Roland levava na memória uma imagem de Salazar longínqua, retrato de um
homem de olhar vivo e sorriso sedutor, «uma bela figura de velho». Agora
encontra-o na pérgula, ao fundo do parque, junto a uma buganvília, sentado
numa cadeira de baloiço, sob um toldo, e aconchegado por almofadas. Do
homem que conhecera sobra uma amostra macilenta, paralisado do lado
esquerdo, vestindo um casaco branco, uma gravata preta e as botas do costume.

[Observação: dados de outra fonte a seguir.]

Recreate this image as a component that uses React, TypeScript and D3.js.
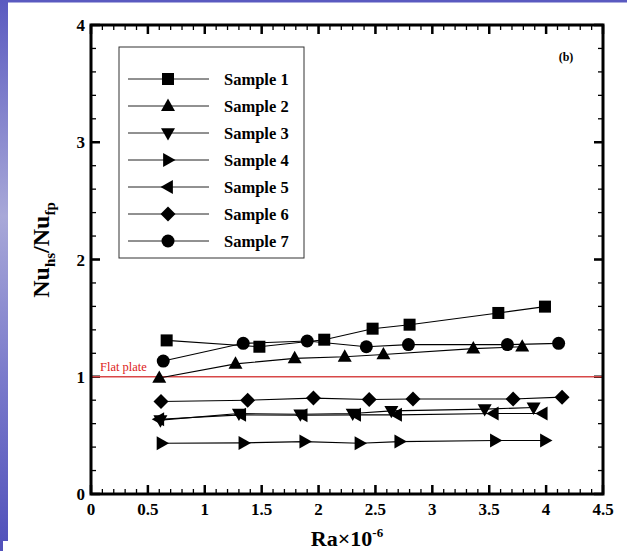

Está um belo fim de tarde.
O antigo chefe do Governo reconhece o jornalista à primeira, estende-lhe a
mão, pede que se sente. Salazar deseja saber novas de França, mas parece estar
a par de tudo: sabia que o general Charles de Gaulle abandonara o poder e que
fora substituído, na Presidência da República, por Georges Pompidou. Aborda-
se um pouco a política caseira, pela rama, e entra-se a fundo nos temas
internacionais, sobretudo centrados na África portuguesa. Salazar desenvolve
as teses habituais, sem descolorir os propósitos: resistir, resistir sempre. Às
Nações Unidas, às pressões dos EUA, ao perigo soviético no Mediterrâneo, no
Atlântico Sul... e na lua. «Quem sabe», questiona, se «os russos» não tentarão
utilizá-la «como base de agressão?»
Roland Faure escuta, atento, as reflexões do ditador. «Num francês
impecável». Mas está ali com um propósito, uma estratégia arriscada e
delicada: conseguir da boca do interlocutor a resposta à pergunta que todos
fazem: saberá ele que já não é Presidente do Conselho?